## Recorded information
_ _ _ _ _ _ _

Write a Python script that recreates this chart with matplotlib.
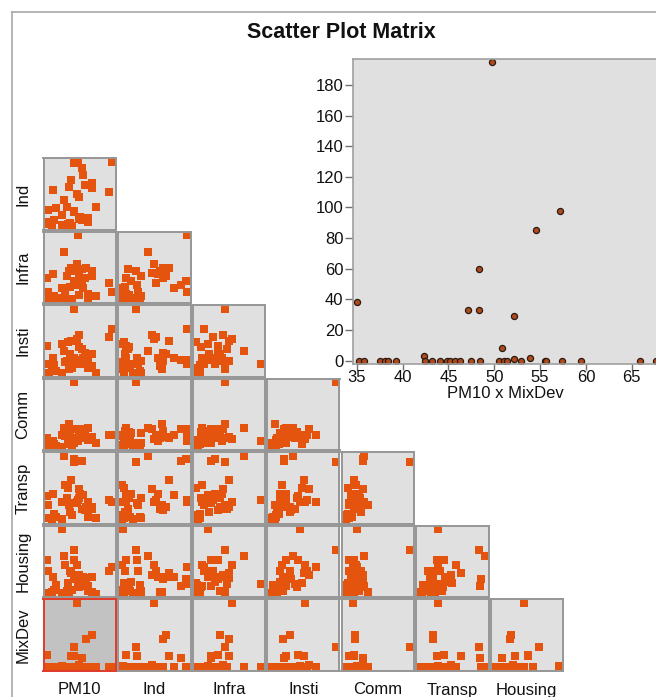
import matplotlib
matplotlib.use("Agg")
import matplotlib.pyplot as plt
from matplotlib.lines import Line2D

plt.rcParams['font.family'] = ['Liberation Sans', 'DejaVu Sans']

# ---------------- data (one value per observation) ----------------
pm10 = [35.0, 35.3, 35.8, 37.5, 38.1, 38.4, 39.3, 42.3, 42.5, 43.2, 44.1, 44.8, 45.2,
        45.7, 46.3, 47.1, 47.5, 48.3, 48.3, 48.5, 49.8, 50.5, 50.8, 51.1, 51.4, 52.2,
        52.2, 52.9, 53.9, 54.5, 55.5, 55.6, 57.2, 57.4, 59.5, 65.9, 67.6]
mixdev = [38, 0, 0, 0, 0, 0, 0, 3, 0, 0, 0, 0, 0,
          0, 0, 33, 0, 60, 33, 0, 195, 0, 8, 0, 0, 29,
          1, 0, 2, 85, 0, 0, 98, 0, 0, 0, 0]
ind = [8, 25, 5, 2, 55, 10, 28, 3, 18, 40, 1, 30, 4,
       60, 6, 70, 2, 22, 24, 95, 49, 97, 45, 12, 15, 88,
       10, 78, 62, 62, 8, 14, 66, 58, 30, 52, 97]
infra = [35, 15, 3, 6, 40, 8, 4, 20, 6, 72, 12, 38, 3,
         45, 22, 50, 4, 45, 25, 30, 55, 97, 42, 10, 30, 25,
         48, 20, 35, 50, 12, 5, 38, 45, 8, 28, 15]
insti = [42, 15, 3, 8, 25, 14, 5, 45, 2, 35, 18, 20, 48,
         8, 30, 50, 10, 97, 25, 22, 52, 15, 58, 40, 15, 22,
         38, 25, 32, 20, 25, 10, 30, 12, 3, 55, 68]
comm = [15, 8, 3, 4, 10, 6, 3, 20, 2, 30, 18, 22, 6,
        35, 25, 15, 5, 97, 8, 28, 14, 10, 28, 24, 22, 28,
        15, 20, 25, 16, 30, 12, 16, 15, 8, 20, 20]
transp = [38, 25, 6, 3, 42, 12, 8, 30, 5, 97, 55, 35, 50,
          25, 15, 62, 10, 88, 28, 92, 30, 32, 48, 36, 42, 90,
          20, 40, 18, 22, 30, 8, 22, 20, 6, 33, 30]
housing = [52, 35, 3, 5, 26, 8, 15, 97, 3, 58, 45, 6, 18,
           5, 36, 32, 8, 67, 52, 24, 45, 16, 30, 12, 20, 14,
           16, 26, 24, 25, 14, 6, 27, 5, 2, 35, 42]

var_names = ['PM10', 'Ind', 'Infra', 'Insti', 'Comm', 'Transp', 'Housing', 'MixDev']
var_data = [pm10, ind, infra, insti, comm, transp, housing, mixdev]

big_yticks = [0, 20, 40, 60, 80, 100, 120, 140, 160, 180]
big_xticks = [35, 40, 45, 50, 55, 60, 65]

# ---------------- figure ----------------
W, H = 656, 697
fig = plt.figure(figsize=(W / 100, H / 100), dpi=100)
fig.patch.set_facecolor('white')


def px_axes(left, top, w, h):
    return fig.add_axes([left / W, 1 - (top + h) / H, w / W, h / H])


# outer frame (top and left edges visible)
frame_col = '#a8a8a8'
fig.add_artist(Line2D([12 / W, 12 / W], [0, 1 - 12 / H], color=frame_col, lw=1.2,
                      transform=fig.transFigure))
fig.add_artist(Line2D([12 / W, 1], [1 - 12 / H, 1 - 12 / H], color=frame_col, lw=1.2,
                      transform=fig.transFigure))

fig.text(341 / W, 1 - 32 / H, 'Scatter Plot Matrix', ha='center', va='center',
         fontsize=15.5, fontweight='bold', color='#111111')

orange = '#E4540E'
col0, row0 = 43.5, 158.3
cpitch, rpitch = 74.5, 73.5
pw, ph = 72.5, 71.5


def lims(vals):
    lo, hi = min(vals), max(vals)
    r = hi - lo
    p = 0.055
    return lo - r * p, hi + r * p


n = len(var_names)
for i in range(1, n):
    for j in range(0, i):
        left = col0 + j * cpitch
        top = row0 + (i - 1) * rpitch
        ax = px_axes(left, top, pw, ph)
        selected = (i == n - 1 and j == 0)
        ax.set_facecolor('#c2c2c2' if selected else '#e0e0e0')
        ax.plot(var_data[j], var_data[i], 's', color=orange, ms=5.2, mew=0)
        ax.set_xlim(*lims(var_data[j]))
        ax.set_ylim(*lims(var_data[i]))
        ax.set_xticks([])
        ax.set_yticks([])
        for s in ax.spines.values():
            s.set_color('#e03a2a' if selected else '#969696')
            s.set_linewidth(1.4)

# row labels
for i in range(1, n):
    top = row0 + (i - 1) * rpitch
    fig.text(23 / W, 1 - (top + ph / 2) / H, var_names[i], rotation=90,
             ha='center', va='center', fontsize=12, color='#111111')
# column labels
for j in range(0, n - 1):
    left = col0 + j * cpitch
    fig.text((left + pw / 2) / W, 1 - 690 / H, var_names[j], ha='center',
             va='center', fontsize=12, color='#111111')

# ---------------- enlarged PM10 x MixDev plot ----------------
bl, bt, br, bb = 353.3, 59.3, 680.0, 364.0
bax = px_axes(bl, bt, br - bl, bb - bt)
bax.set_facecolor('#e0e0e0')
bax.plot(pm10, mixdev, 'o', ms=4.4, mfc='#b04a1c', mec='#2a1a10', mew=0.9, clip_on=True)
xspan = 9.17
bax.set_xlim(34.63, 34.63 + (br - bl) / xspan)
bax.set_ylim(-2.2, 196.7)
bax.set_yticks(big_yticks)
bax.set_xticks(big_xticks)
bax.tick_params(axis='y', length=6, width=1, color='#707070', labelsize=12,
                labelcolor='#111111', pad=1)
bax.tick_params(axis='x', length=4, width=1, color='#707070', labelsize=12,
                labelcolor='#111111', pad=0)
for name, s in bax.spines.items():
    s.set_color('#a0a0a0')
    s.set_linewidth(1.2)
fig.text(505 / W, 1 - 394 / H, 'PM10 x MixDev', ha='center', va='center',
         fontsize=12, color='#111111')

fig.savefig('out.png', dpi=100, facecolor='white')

_ _ _ _ _ _ _

## Work to be completed
Emit the lines of the material exactly, from its first line to the line containing "16, 26, 24, 25, 14, 6, 27, 5, 2, 35, 42]", inclusive; leave every picture out.

## Response
Write a Python script that recreates this chart with matplotlib.
import matplotlib
matplotlib.use("Agg")
import matplotlib.pyplot as plt
from matplotlib.lines import Line2D

plt.rcParams['font.family'] = ['Liberation Sans', 'DejaVu Sans']

# ---------------- data (one value per observation) ----------------
pm10 = [35.0, 35.3, 35.8, 37.5, 38.1, 38.4, 39.3, 42.3, 42.5, 43.2, 44.1, 44.8, 45.2,
        45.7, 46.3, 47.1, 47.5, 48.3, 48.3, 48.5, 49.8, 50.5, 50.8, 51.1, 51.4, 52.2,
        52.2, 52.9, 53.9, 54.5, 55.5, 55.6, 57.2, 57.4, 59.5, 65.9, 67.6]
mixdev = [38, 0, 0, 0, 0, 0, 0, 3, 0, 0, 0, 0, 0,
          0, 0, 33, 0, 60, 33, 0, 195, 0, 8, 0, 0, 29,
          1, 0, 2, 85, 0, 0, 98, 0, 0, 0, 0]
ind = [8, 25, 5, 2, 55, 10, 28, 3, 18, 40, 1, 30, 4,
       60, 6, 70, 2, 22, 24, 95, 49, 97, 45, 12, 15, 88,
       10, 78, 62, 62, 8, 14, 66, 58, 30, 52, 97]
infra = [35, 15, 3, 6, 40, 8, 4, 20, 6, 72, 12, 38, 3,
         45, 22, 50, 4, 45, 25, 30, 55, 97, 42, 10, 30, 25,
         48, 20, 35, 50, 12, 5, 38, 45, 8, 28, 15]
insti = [42, 15, 3, 8, 25, 14, 5, 45, 2, 35, 18, 20, 48,
         8, 30, 50, 10, 97, 25, 22, 52, 15, 58, 40, 15, 22,
         38, 25, 32, 20, 25, 10, 30, 12, 3, 55, 68]
comm = [15, 8, 3, 4, 10, 6, 3, 20, 2, 30, 18, 22, 6,
        35, 25, 15, 5, 97, 8, 28, 14, 10, 28, 24, 22, 28,
        15, 20, 25, 16, 30, 12, 16, 15, 8, 20, 20]
transp = [38, 25, 6, 3, 42, 12, 8, 30, 5, 97, 55, 35, 50,
          25, 15, 62, 10, 88, 28, 92, 30, 32, 48, 36, 42, 90,
          20, 40, 18, 22, 30, 8, 22, 20, 6, 33, 30]
housing = [52, 35, 3, 5, 26, 8, 15, 97, 3, 58, 45, 6, 18,
           5, 36, 32, 8, 67, 52, 24, 45, 16, 30, 12, 20, 14,
           16, 26, 24, 25, 14, 6, 27, 5, 2, 35, 42]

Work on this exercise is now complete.